Don’t just hide less-important visuals in the mobile layout—design measures and pages with mobile in mind from the start. The temptation to make everything available “just in case” leads to confusion and scroll fatigue. The phone layout is where you make the hard choices.
Worked Example: The Matrix That Breaks (and the Pattern That Fixes It)
Take a model with a Fact_Sales table and a Dim_Product dimension. On desktop, you have a matrix visual showing sales by category and subcategory, with drill-down enabled and a slicer for year. It works: users interact by expanding categories or drilling into subcategories, and the slicer is always visible.
Here’s what actually happens if you drag this matrix into the phone layout:
- The matrix is squeezed to a single column, with aggressive truncation of category names.
- Drill-down arrows become too small to tap reliably (especially if the default touch size isn’t respected).
- The year slicer, if kept, takes up half the screen and forces scrolling to even see the matrix—making the user choose between filtering and viewing results, never both at once.
- Horizontal scrolling on the matrix is not intuitive; many users never discover it, and summary totals often disappear off-screen.
The naive fix—resizing or stacking the visuals vertically—just increases scrolling and doesn’t solve the interaction problem. The correct approach is to redesign for mobile:
- Replace the matrix with a set of cards showing top-level KPIs (e.g., total sales, top category, YOY change).
- Use a bar chart to show top 5 categories, sorted dynamically with DAX:
[Top 5 Categories Sales] =
VAR TopCategories =
TOPN(
5,
SUMMARIZE(Dim_Product, Dim_Product[Category], "Sales", [Total Sales]),
[Total Sales], DESC
)
RETURN
CALCULATE([Total Sales], FILTER(Dim_Product, Dim_Product[Category] IN SELECTCOLUMNS(TopCategories, "Category", Dim_Product[Category])))
This measure ensures your mobile bar chart only ever shows the top 5, no matter the underlying data. You avoid clutter and focus attention where it matters.
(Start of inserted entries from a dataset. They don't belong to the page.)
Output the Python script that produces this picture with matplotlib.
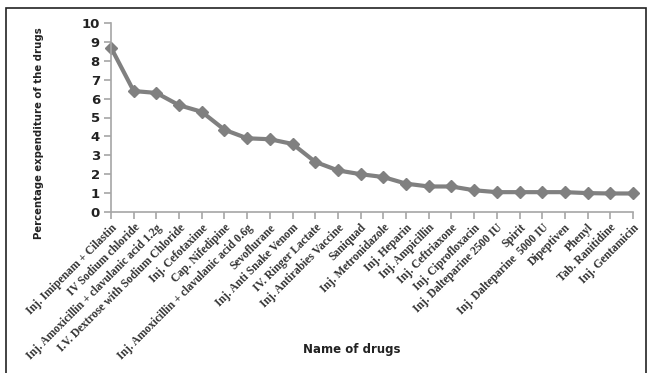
import matplotlib
matplotlib.use("Agg")
import matplotlib.pyplot as plt
from matplotlib.patches import Rectangle

drugs = [
    "Inj. Imipenam + Cilastin",
    "IV Sodium chloride",
    "Inj. Amoxicillin + clavulanic acid 1.2g",
    "I.V. Dextrose with Sodium Chloride",
    "Inj. Cefotaxime",
    "Cap. Nifedipine",
    "Inj. Amoxicillin + clavulanic acid 0.6g",
    "Sevoflurane",
    "Inj. Anti Snake Venom",
    "IV. Ringer Lactate",
    "Inj. Antirabies Vaccine",
    "Saniquad",
    "Inj. Metronidazole",
    "Inj. Heparin",
    "Inj. Ampicillin",
    "Inj. Ceftriaxone",
    "Inj. Ciprofloxacin",
    "Inj. Dalteparine 2500 IU",
    "Spirit",
    "Inj. Dalteparine  5000 IU",
    "Dipeptiven",
    "Phenyl",
    "Tab. Ranitidine",
    "Inj. Gentamicin",
]
expenditure = [8.7, 6.4, 6.3, 5.65, 5.3, 4.35, 3.9, 3.85, 3.6, 2.65,
               2.2, 2.0, 1.85, 1.5, 1.35, 1.35, 1.15, 1.05, 1.05, 1.05,
               1.05, 1.0, 0.98, 0.98]
yticks = list(range(0, 11))

fig = plt.figure(figsize=(6.47, 3.73), dpi=100)
# outer frame
fig.patches.append(Rectangle((6/647, -0.01), 640/647, 1 - 8/373 + 0.01,
                             transform=fig.transFigure, fill=False,
                             edgecolor="#222222", linewidth=1.2))

ax = fig.add_axes([111/647, 1 - 212/373, (633 - 111)/647, (212 - 23)/373])
x = list(range(len(drugs)))
ax.plot(x, expenditure, color="#808080", linewidth=3, marker="D",
        markersize=6, markerfacecolor="#808080", markeredgecolor="#808080",
        clip_on=False)

ax.set_xlim(0, len(drugs) - 1)
ax.set_ylim(0, 10)
ax.set_yticks(yticks)
ax.set_yticklabels([str(t) for t in yticks], fontsize=9.5, fontweight="bold",
                   family="DejaVu Sans", color="#222222")
ax.set_xticks(x)
ax.set_xticklabels(drugs, rotation=45, ha="right", rotation_mode="anchor",
                   fontsize=8.3, family="Liberation Serif", fontweight="bold",
                   color="#333333")
for side in ["top", "right"]:
    ax.spines[side].set_visible(False)
for side in ["left", "bottom"]:
    ax.spines[side].set_color("#a6a6a6")
    ax.spines[side].set_linewidth(1.2)
ax.tick_params(axis="both", direction="out", length=5, color="#a6a6a6", width=1.2)
ax.tick_params(axis="x", pad=2)
ax.tick_params(axis="y", pad=3)

fig.text(39/647, 1 - 133/373, "Percentage expenditure of the drugs", rotation=90,
         ha="center", va="center", fontsize=7.3, fontweight="bold",
         family="DejaVu Sans", color="#222222")
fig.text(352/647, 1 - 350/373, "Name of drugs", ha="center", va="center",
         fontsize=8.5, fontweight="bold", family="DejaVu Sans", color="#222222")

fig.savefig("out.png", dpi=100, facecolor="white")
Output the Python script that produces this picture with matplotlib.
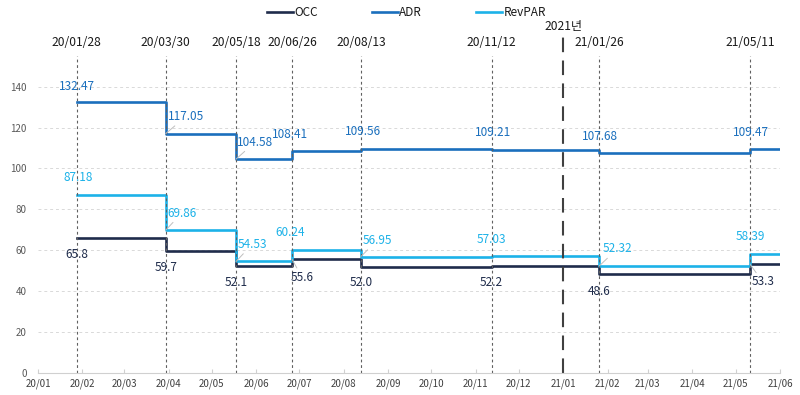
import matplotlib
matplotlib.use("Agg")
import matplotlib.pyplot as plt
import matplotlib.dates as mdates
import numpy as np
import pandas as pd

plt.rcParams['font.family'] = ['Noto Sans CJK KR', 'DejaVu Sans']

# data
change_dates = ["2020-01-28", "2020-03-30", "2020-05-18", "2020-06-26",
                "2020-08-13", "2020-11-12", "2021-01-26", "2021-05-11"]
end_date = "2021-06-01"
top_labels = ["20/01/28", "20/03/30", "20/05/18", "20/06/26",
              "20/08/13", "20/11/12", "21/01/26", "21/05/11"]
occ = [65.8, 59.7, 52.1, 55.6, 52.0, 52.2, 48.6, 53.3]
adr = [132.47, 117.05, 104.58, 108.41, 109.56, 109.21, 107.68, 109.47]
revpar = [87.18, 69.86, 54.53, 60.24, 56.95, 57.03, 52.32, 58.39]
occ_text = ["65.8", "59.7", "52.1", "55.6", "52.0", "52.2", "48.6", "53.3"]
year_mark = "2021-01-01"
year_text = "2021년"

# label offsets in pixels (dx, dy)
adr_off = [(0, 16), (20, 17), (19, 17), (-2, 17), (2, 17), (2, 17), (1, 16), (1, 17)]
rev_off = [(1, 17), (16, 17), (16, 17), (-2, 17), (16, 16), (0, 17), (18, 17), (0, 17)]
occ_off = [(0, -16), (0, -17), (0, -16), (10, -18), (0, -16), (0, -16), (0, -18), (13, -18)]

c_occ = "#1f2c4b"
c_adr = "#1a6fbd"
c_rev = "#1cb2e8"

x = pd.to_datetime(change_dates)
x_step = list(x) + [pd.Timestamp(end_date)]

fig = plt.figure(figsize=(8, 3.95), dpi=100)
ax = fig.add_axes([38 / 800, 1 - 373 / 395, 742 / 800, 317 / 395])

for vals, col, name in [(occ, c_occ, "OCC"), (adr, c_adr, "ADR"), (revpar, c_rev, "RevPAR")]:
    ax.plot(x_step, list(vals) + [vals[-1]], drawstyle="steps-post", color=col, lw=1.9, label=name)

ax.set_xlim(pd.Timestamp("2020-01-01"), pd.Timestamp(end_date))
ax.set_ylim(0, 155)
ax.set_yticks(np.arange(0, 141, 20))
ax.yaxis.grid(True, color="#d9d9d9", ls=(0, (3, 3)), lw=0.7)
ax.set_axisbelow(True)
for s in ["top", "right", "left"]:
    ax.spines[s].set_visible(False)
ax.spines["bottom"].set_color("#d0d0d0")
ax.xaxis.set_major_locator(mdates.MonthLocator())
ax.xaxis.set_major_formatter(mdates.DateFormatter("%y/%m"))
ax.tick_params(axis="x", direction="in", length=3, color="#d0d0d0", labelsize=7, labelcolor="#404040", pad=4)
ax.tick_params(axis="y", length=0, labelsize=7, labelcolor="#595959", pad=8)

# event lines and labels
for d, lab in zip(x, top_labels):
    ax.plot([d, d], [0, 155], color="#606060", lw=0.8, ls=(0, (2.5, 2.5)))
    ax.text(d, 161.5, lab, ha="center", va="center", fontsize=8.7, color="#1a1a1a", clip_on=False)

ym = pd.Timestamp(year_mark)
ax.plot([ym, ym], [0, 164.5], color="#404040", lw=1.5, ls=(0, (7, 4)), clip_on=False)
ax.text(ym, 169.5, year_text, ha="center", va="center", fontsize=8.7, color="#1a1a1a", clip_on=False)


def put_labels(vals, texts, offs, col):
    for d, v, t, (dx, dy) in zip(x, vals, texts, offs):
        arrow = None
        if abs(dx) > 5:
            arrow = dict(arrowstyle="-", color="#bfbfbf", lw=0.7, shrinkA=0, shrinkB=0)
        ax.annotate(t, xy=(d, v), xytext=(dx, dy), textcoords="offset pixels",
                    ha="center", va="center", fontsize=8.5, color=col, arrowprops=arrow)


put_labels(adr, ["%.2f" % v for v in adr], adr_off, c_adr)
put_labels(revpar, ["%.2f" % v for v in revpar], rev_off, c_rev)
put_labels(occ, occ_text, occ_off, c_occ)

fig.legend(loc="upper center", bbox_to_anchor=(0.508, 1.012), ncol=3, frameon=False,
           fontsize=8.5, handlelength=2.2, handletextpad=0.1, columnspacing=4.6,
           labelcolor="#1a1a1a")

fig.savefig("out.png", dpi=100)
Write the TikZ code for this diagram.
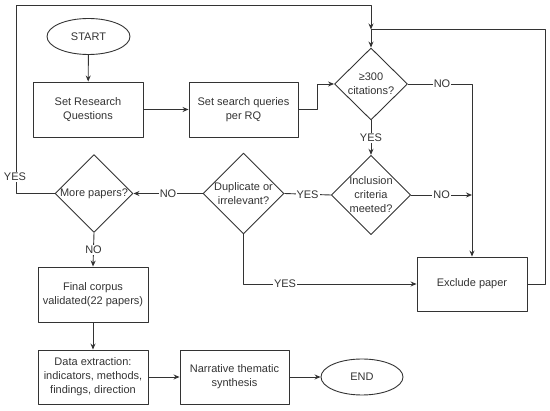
\documentclass[tikz,border=0pt]{standalone}
\usepackage{fontspec}
\setmainfont{Liberation Sans}
\usetikzlibrary{arrows.meta,shapes.geometric}

\tikzset{
  proc/.style={draw,rectangle,minimum width=110pt,minimum height=55pt,align=center,inner sep=2pt},
  term/.style={draw,ellipse,minimum width=83pt,minimum height=36pt,inner sep=0pt},
  test/.style={draw,diamond,minimum width=73pt,minimum height=72pt,inner sep=0pt,align=center},
  lbl/.style={fill=white,inner sep=1pt},
}

\begin{document}
\begin{tikzpicture}[x=1pt,y=-1pt,>={Stealth[length=6pt,width=5pt]},line join=round,
  color=black!80,line width=0.9pt,
  every node/.style={font=\fontsize{11}{14}\selectfont}]
  \useasboundingbox (0,0) rectangle (550,411);
  \node[term] (start) at (88.5,36.5) {START};
  \node[proc] (rq) at (88,109.5) {Set Research\\Questions};
  \node[proc,minimum width=109pt] (sq) at (243.5,109.5) {Set search queries\\per RQ};
  \node[test] (cit) at (371,84) {≥300\\citations?};
  \node[test,minimum height=70pt] (incl) at (371,195) {Inclusion\\criteria\\meeted?};
  \node[test,minimum height=73pt] (dup) at (243.5,193.5) {Duplicate or\\irrelevant?};
  \node[test,minimum width=78pt,minimum height=73pt] (more) at (94,193.5) {More papers?};
  \node[proc,minimum height=54pt] (excl) at (472,284) {Exclude paper};
  \node[proc] (final) at (93,294.5) {Final corpus\\validated(22 papers)};
  \node[proc,minimum height=54pt] (data) at (93,377) {Data extraction:\\indicators, methods,\\findings, direction};
  \node[proc,minimum width=109pt,minimum height=54pt] (narr) at (234.5,377) {Narrative thematic\\synthesis};
  \node[term,minimum width=82pt] (end) at (362,377) {END};
  \coordinate (join) at (371,29.5);
  \coordinate (topL) at (16,5);
  \coordinate (loopR) at (545,29.5);

  \draw[->] (start) -- (rq);
  \draw[->] (rq) -- (sq);
  \draw[->] (sq.east) -- ++(18.5,0) |- (cit.west);
  \draw[->] (cit.east) -| (excl.north) node[lbl,pos=0.5,xshift=-30pt] {NO};
  \draw[->] (cit.south) -- (incl.north) node[lbl,midway] {YES};
  \draw[->] (incl.east) -- (incl.east -| excl.north) node[lbl,midway] {NO};
  \draw (incl.west) -- (dup.east) node[lbl,midway] {YES};
  \draw[->] (dup.west) -- (more.east) node[lbl,midway] {NO};
  \draw[->] (dup.south) |- (excl.west) node[lbl,pos=0.62] {YES};
  \draw[->] (more.west) -- (topL |- more.west) -- (topL) -| (join);
  \node[lbl] (yes) at (15,177) {YES};
  \draw[->] (excl.east) -| (loopR) -- (join) -- (cit.north);
  \draw[->] (more.south) -- (final.north) node[lbl,midway] {NO};
  \draw[->] (final) -- (data);
  \draw[->] (data) -- (narr);
  \draw[->] (narr) -- (end);
\end{tikzpicture}
\end{document}
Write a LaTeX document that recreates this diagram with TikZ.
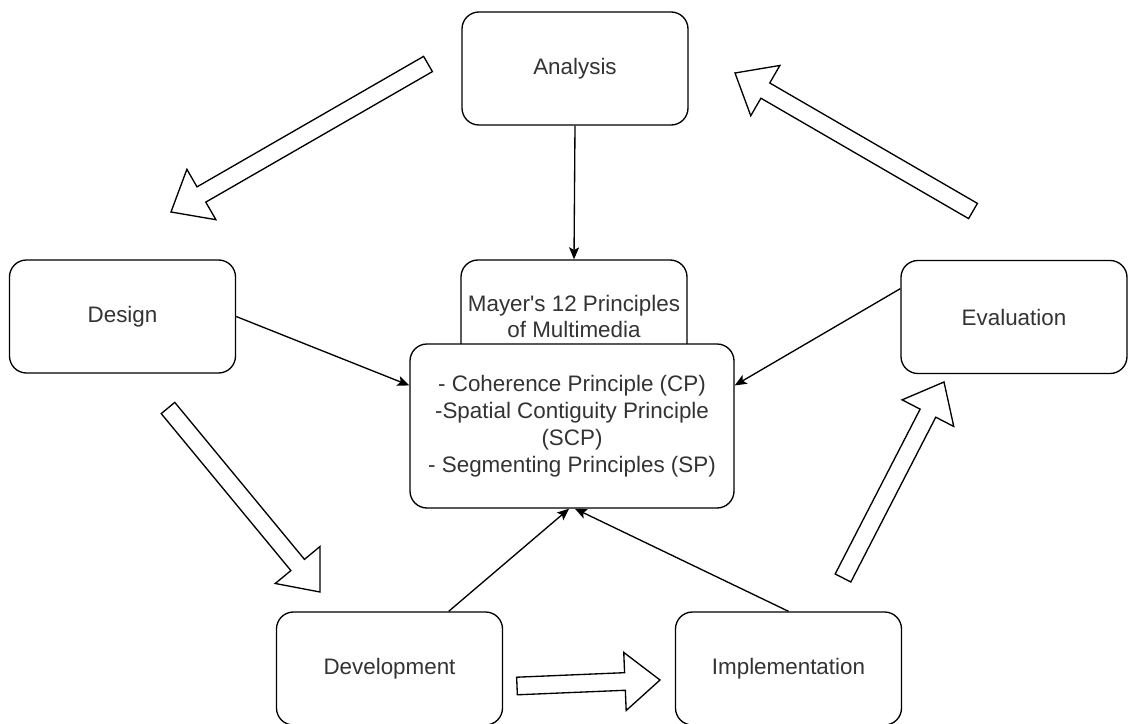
\documentclass[tikz,border=0pt]{standalone}
\usepackage{fontspec}
\setmainfont{Liberation Sans}
\usetikzlibrary{calc, arrows.meta}

\tikzset{
  phase/.style={rectangle, draw, rounded corners=12.7pt, line width=1pt, fill=white,
    minimum width=169.5pt, minimum height=84.75pt, align=center, text=black!80,
    font=\fontsize{16.8}{20.2}\selectfont},
  link/.style={-{Stealth[length=9pt, width=7.5pt, inset=2pt]}, line width=1pt},
  hollow/.style={draw, line width=1pt, fill=white, line join=miter}
}

% hollow block arrow from #1 (tail) to #2 (tip)
\newcommand{\hollowarrow}[2]{%
  \path ($(#2)!26.3pt!(#1)$) coordinate (neck);
  \draw[hollow] ($(#1)!6.6pt!90:(#2)$) -- ($(neck)!6.6pt!90:(#2)$)
    -- ($(neck)!21.8pt!90:(#2)$) -- (#2) -- ($(neck)!21.8pt!-90:(#2)$)
    -- ($(neck)!6.6pt!-90:(#2)$) -- ($(#1)!6.6pt!-90:(#2)$) -- cycle;
}

\begin{document}
\begin{tikzpicture}[x=0.75pt, y=-0.75pt]
  \useasboundingbox (0, 0) rectangle (1129, 724);

  \node (ana) [phase] at (575, 68.5) {Analysis};
  \node (des) [phase] at (122.5, 316.5) {Design};
  \node (eva) [phase] at (1014, 317) {Evaluation};
  \node (dev) [phase] at (389.5, 668.5) {Development};
  \node (imp) [phase] at (788.5, 668.5) {Implementation};
  \node (may) [phase] at (574, 316.5) {Mayer\textquotesingle s 12 Principles\\of Multimedia};
  \node (front) [phase, minimum width=243pt, minimum height=123pt] at (572, 426)
    {- Coherence Principle (CP)\\-Spatial Contiguity Principle\\(SCP)\\- Segmenting Principles (SP)};

  \draw[link] (ana.south) -- (may.north);
  \draw[link] (des.east) -- (front.166);
  \draw[link] (eva.166) -- (front.14);
  \draw[link] (dev.44) -- (front.-92);
  \draw[link] (imp.north) -- (front.-88);

  % cycle arrows
  \coordinate (anaTail) at (428, 64);   \coordinate (anaTip) at (171, 212);
  \coordinate (desTail) at (168, 408);  \coordinate (desTip) at (320, 592);
  \coordinate (devTail) at (517, 686);  \coordinate (devTip) at (660, 680);
  \coordinate (impTail) at (843, 578);  \coordinate (impTip) at (944, 382);
  \coordinate (evaTail) at (973, 211);  \coordinate (evaTip) at (735, 73);
  \hollowarrow{anaTail}{anaTip}
  \hollowarrow{desTail}{desTip}
  \hollowarrow{devTail}{devTip}
  \hollowarrow{impTail}{impTip}
  \hollowarrow{evaTail}{evaTip}
\end{tikzpicture}
\end{document}
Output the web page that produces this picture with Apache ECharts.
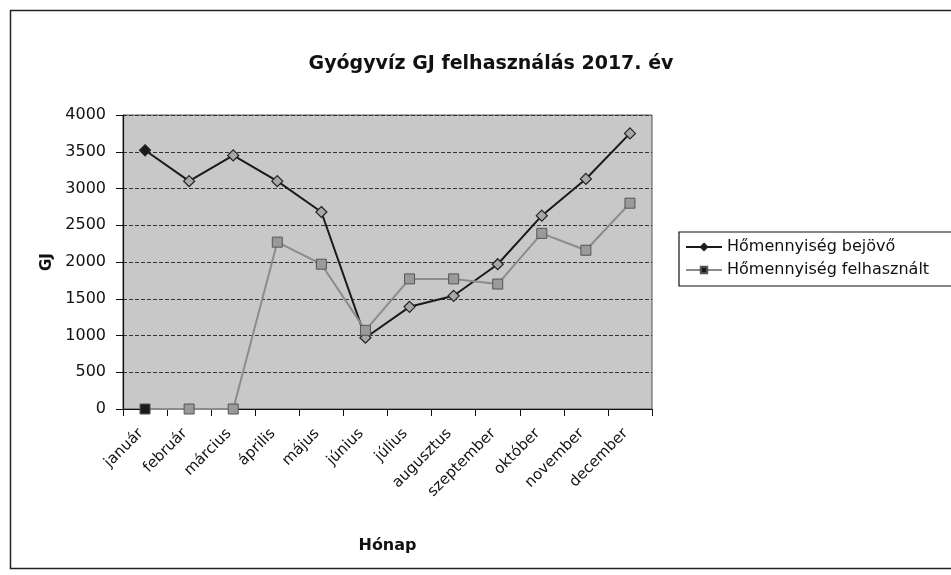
<!DOCTYPE html>
<html><head><meta charset="utf-8">
<script src="https://cdn.jsdelivr.net/npm/echarts@6/dist/echarts.min.js"></script>
<style>html,body{margin:0;padding:0;background:#fff}#c{width:951px;height:575px}</style>
</head><body><div id="c"></div>
<script>
const months = ['január','február','március','április','május','június','július','augusztus','szeptember','október','november','december'];
const bejovo = [3520, 3100, 3450, 3100, 2680, 970, 1390, 1540, 1970, 2630, 3130, 3750];
const felhasznalt = [0, 0, 0, 2270, 1970, 1070, 1770, 1770, 1700, 2390, 2160, 2800];
const yTicks = [0, 500, 1000, 1500, 2000, 2500, 3000, 3500, 4000];

const chart = echarts.init(document.getElementById('c'));
const font = 'DejaVu Sans, Liberation Sans, Arial, sans-serif';
const mk = (arr, light) => arr.map((v, i) => i === 0 ? v : {value: v, itemStyle: {color: light}});
chart.setOption({
  animation: false,
  graphic: [{type:'polyline', shape:{points:[[960,10.5],[10.5,10.5],[10.5,568.5],[960,568.5]]},
    style:{fill:'none', stroke:'#222', lineWidth:1.5}, z:-1}],
  title: {text:'Gyógyvíz GJ felhasználás 2017. év', left:486, top:50, textAlign:'center',
    textStyle:{fontFamily:font, fontSize:19, fontWeight:'bold', color:'#111'}},
  legend: {left:679, top:232, orient:'vertical', itemGap:7, itemWidth:36, itemHeight:8,
    padding:[7,40,8,6], borderColor:'#111', borderWidth:1.2, borderRadius:0,
    textStyle:{fontFamily:font, fontSize:16, color:'#111'}},
  grid: {left:123, right:299, top:115, bottom:166, show:true, backgroundColor:'#c8c8c8', borderColor:'#555', borderWidth:1},
  xAxis: {type:'category', data:months, boundaryGap:true,
    name:'Hónap', nameLocation:'middle', nameGap:129,
    nameTextStyle:{fontFamily:font, fontSize:16, fontWeight:'bold', color:'#111'},
    axisLine:{lineStyle:{color:'#111', width:1.2}},
    axisTick:{show:true, length:7, lineStyle:{color:'#111'}},
    axisLabel:{rotate:45, fontFamily:font, fontSize:15, color:'#111', margin:18, padding:[0,6,0,0]}},
  yAxis: {type:'value', min:0, max:4000, interval:500,
    name:'GJ', nameLocation:'middle', nameGap:60, nameRotate:90,
    nameTextStyle:{fontFamily:font, fontSize:15, fontWeight:'bold', color:'#111'},
    axisLine:{show:true, lineStyle:{color:'#111', width:1.2}},
    axisTick:{show:true, length:7, lineStyle:{color:'#111'}},
    axisLabel:{fontFamily:font, fontSize:16, color:'#111', margin:17,
      formatter: v => yTicks.includes(v) ? String(v) : ''},
    splitLine:{show:true, lineStyle:{color:'#333', type:'dashed', width:1}}},
  series: [
    {name:'Hőmennyiség bejövő', type:'line', data:mk(bejovo, '#a8a8a8'), symbol:'diamond', symbolSize:11,
      lineStyle:{color:'#1a1a1a', width:2}, itemStyle:{color:'#1a1a1a', borderColor:'#222', borderWidth:1.2}},
    {name:'Hőmennyiség felhasznált', type:'line', data:mk(felhasznalt, '#9a9a9a'), symbol:'rect', symbolSize:10,
      lineStyle:{color:'#8c8c8c', width:2}, itemStyle:{color:'#1a1a1a', borderColor:'#555', borderWidth:1}}
  ]
});
</script></body></html>
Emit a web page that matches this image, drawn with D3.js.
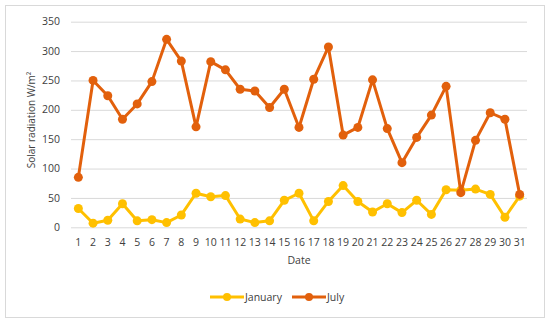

- Move the year filter to a dropdown at the top, or use a relative date filter to reduce the need for navigation.
- Add a button for drill-through or detail, linked to a separate page optimized for the rare user who needs the full breakdown. On mobile, treat “details on demand” as a separate workflow, not a default part of the main report.
This approach sacrifices some interactive depth for immediate clarity and usability. In practice, most users get a focused, actionable experience without endless scrolling or pinch-zooming, while the subset who need the full breakdown can still access it through a dedicated path.
Mobile Layout Gotchas: Hidden Breakpoints, Visual-Specific Bugs, and What Actually Breaks
Even with careful design, you’ll hit gotchas specific to Power BI’s mobile rendering engine:
- Image and shape visuals scale unpredictably: Logos, decorative shapes, and images often stretch or blur on certain phone models, especially if the image aspect ratio doesn’t match the device. Test on real devices, not just the emulator.
- Custom visuals may not render at all: Many custom visuals (especially uncertified ones) are not supported in mobile layouts. Even if they appear in the editor, they may refuse to render or behave unpredictably on devices.
- Bookmarks and selection states can become unsynchronized: If you use bookmarks for navigation or state management, remember that mobile layouts only honor the visuals present on the mobile canvas. Triggering a bookmark that relies on a visual hidden from the mobile layout can leave users in a broken state. Always test every bookmark on both layouts.
- Filters pane is hidden by default: The built-in filters pane (the one accessible via the funnel icon) is collapsed on mobile and requires an explicit tap to reveal. If your page relies on users seeing or using the filters pane, be prepared for most of them to miss it.
There is no concept of “responsive breakpoint” in Power BI Mobile like in web design. The layout is essentially fixed for the phone or tablet canvas, and resizing doesn’t trigger reflow—so visuals don’t adapt further to smaller/larger phones. If your design only barely fits on one device, it will likely overflow or break on another. Always test on multiple devices, not just in the emulator.
Checklist: Designing Reports That Actually Work on Mobile
- Limit visuals per page—aim for 3–4 maximum on phone layouts, each with a clear purpose.
- Replace wide tables/matrices with cards, sparklines, or top-N bar charts with DAX limiting the result set.
- Move slicers and filters to dropdowns, or use relative date filters to reduce interaction overhead.
- Test all bookmarks and navigation flows in the mobile layout specifically—don’t assume desktop behavior matches.
- Validate on real devices (iOS/Android, different screen sizes), not just the emulator.
- Assume the user will not open the filters pane unless prompted—design for visible, in-report filtering where possible.
- If a visual is critical on desktop but doesn’t work on mobile, create a mobile-only summary or drill-through page rather than force-fitting it.
What to Do Next
The right mobile report isn’t a shrunken desktop—it’s a focused, prioritized, and sometimes fundamentally different experience. Start by asking what the user should see first, not what you want to preserve from the desktop layout. Build mobile layouts as a first-class deliverable, not an afterthought, and test with real users and devices if you want to avoid the pitfalls above. If your mobile users are scrolling, pinching, or lost, you haven’t finished the job yet.